Seven Lochs Wetland Park
Cardowan is part of the Seven Lochs Wetland Park. Destined to become Scotland's largest urban nature park, the Seven Lochs Wetland Park is an exciting new Green Network project. Bringing together 20 square kilometres of lochs, parks, nature reserves and woodlands between Glasgow and Coatbridge, the park offers an exciting range of things to see and do. With seven lochs, five local nature reserves, a country park and one of Glasgow’s oldest buildings at Provan Hall, plus miles of waking and cycling routes to explore, the park is the perfect place to unwind from the stresses of city life.
Over the next five years Glasgow and Clyde Valley Green Network Partnership, Glasgow City Council, North Lanarkshire Council, Forestry Commission Scotland and others will work together to develop the park as a place for people, nature and heritage. With lots of activities to encourage recreation and education, and a range of ways to get involved in the park, we hope there’s something for everyone.
How to get here
Cardowan wood lies to the north of Garthamlock and Craigend in Easterhouse at the eastern end of Glasgow. It is easy to reach from Junction 11 of the M8 motorway.
The entrance to the wood is off Avenue End Road (B765), between Junction 11 of the M8 and Millerston. From Junction 11, follow Avenue End Road north for about ¾ mile (1km). The entrance to Cardowan wood is on the right hand side, about 150 yards (150 metres) beyond the turning to Mossvale Road, at grid reference NS 648 674.
There is no car park for the wood, but on-street parking at nearby Mossvale Road or Hogganfield Loch.
G33 5PU is the nearest postcode (Mossvale Road).
There are regular trains from Glasgow Queen Street to Easterhouse railway station.
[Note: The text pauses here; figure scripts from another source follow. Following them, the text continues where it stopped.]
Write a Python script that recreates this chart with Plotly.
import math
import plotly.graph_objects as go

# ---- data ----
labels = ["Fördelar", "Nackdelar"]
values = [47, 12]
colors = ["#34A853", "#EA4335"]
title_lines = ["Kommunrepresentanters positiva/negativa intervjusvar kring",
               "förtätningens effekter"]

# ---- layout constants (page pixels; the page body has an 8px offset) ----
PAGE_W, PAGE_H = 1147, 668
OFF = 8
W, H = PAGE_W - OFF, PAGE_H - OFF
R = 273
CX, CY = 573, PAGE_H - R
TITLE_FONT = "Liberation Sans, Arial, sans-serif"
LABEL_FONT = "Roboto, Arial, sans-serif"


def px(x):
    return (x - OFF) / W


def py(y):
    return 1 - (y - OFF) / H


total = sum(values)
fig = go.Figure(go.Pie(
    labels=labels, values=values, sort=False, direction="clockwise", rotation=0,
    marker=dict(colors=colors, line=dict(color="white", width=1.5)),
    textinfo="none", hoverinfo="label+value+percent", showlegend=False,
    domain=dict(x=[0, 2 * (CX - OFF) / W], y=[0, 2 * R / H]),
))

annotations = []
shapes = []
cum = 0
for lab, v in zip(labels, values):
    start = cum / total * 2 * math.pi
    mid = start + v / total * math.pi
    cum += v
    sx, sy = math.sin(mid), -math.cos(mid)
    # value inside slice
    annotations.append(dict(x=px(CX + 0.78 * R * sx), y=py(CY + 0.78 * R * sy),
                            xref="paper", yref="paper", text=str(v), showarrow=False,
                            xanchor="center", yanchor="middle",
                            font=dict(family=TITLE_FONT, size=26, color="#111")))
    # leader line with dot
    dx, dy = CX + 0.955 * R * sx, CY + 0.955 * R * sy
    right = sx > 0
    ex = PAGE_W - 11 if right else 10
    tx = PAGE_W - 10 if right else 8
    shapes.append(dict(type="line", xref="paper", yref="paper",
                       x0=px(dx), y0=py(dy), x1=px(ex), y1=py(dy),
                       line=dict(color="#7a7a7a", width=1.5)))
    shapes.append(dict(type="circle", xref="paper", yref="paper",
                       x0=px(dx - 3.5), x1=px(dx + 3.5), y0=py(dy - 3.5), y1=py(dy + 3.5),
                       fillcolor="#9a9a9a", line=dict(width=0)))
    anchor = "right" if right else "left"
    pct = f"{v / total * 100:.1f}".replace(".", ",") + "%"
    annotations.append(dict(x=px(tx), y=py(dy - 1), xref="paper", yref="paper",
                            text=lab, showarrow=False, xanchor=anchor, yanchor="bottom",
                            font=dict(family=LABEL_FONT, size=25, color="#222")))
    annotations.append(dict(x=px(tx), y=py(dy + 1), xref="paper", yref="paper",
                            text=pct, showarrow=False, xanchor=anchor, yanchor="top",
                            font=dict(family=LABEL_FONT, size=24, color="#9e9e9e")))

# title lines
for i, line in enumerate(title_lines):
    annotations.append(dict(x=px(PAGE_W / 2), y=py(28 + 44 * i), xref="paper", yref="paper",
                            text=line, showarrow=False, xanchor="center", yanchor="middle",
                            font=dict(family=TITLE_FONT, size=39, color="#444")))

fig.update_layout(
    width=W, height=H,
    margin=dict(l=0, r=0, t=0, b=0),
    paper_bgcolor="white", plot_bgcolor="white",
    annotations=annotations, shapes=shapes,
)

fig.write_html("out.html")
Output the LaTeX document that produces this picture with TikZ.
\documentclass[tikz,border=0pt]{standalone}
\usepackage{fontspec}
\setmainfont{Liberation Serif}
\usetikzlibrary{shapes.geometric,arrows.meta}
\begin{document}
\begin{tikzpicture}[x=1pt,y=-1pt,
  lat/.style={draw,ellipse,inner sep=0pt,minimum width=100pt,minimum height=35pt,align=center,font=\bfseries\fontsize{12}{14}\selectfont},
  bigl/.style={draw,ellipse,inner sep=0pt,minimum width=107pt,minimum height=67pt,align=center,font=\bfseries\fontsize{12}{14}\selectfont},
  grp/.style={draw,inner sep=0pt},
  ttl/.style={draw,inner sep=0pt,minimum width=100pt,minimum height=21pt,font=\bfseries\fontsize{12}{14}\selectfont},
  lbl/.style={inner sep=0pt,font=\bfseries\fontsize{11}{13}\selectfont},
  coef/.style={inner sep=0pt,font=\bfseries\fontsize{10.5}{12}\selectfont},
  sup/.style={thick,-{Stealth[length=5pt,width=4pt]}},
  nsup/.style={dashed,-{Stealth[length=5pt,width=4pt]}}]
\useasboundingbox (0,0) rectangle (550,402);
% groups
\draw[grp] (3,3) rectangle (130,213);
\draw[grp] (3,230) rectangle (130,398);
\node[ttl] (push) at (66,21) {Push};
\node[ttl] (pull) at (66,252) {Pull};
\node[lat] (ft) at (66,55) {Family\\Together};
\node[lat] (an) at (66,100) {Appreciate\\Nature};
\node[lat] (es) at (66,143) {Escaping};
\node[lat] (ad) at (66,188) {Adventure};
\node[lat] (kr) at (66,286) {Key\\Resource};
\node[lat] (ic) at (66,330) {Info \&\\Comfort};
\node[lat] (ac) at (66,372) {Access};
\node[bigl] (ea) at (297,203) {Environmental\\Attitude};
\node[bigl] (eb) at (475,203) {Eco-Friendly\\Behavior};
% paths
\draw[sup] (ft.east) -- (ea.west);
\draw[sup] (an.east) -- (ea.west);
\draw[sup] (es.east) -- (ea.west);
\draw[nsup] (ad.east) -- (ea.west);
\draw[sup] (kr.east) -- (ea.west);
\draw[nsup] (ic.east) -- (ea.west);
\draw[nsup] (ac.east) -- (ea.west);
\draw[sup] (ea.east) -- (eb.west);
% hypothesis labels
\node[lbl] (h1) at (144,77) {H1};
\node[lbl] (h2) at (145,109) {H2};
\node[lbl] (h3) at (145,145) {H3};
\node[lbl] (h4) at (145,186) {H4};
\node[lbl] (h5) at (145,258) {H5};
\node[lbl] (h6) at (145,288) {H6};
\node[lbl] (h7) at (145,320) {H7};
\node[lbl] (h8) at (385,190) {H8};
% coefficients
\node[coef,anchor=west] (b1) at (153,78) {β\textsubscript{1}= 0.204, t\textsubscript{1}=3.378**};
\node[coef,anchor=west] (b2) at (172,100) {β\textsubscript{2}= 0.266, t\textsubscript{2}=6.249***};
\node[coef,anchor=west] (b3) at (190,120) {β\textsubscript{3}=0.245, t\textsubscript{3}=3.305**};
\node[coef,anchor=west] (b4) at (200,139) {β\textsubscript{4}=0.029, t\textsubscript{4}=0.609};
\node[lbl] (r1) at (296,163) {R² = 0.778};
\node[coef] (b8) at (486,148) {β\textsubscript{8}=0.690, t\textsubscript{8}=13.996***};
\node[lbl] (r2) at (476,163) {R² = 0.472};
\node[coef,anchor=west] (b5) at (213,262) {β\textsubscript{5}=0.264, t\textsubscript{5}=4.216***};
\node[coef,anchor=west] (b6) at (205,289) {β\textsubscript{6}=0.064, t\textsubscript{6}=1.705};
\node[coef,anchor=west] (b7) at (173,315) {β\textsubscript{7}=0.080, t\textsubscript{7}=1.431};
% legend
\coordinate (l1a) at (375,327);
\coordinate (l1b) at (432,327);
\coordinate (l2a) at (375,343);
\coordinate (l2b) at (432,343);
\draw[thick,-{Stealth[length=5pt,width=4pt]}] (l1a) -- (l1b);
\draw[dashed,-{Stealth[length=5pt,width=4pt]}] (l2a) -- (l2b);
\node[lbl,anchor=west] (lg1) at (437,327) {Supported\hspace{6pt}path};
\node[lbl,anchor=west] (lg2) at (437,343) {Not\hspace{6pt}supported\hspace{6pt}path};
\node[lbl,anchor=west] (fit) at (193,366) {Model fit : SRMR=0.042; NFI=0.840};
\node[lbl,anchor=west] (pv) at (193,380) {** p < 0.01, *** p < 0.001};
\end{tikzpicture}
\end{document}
Find details at Traveline Scotland.
There are four other woods to explore around Easterhouse.
Discover a wildlife haven with wonderful views beneath a rocky outcrop at nearby Todds Well or follow in the footsteps of the medieval Bishops of Glasgow to explore tranquil Bishop Loch, a great place for wildlife watching.
There are attractive woods and lovely summertime wildflower meadows at Lochend Burn, or watch out for birds of prey at quiet West Maryston wood and get a bird’s eye view of your own over the lost villages of Easterhouse and out to Tinto Hill.
For more bird-watching and easy trails for the whole family, visit nearby Hogganfield Park with its lovely loch and island bird sanctuary.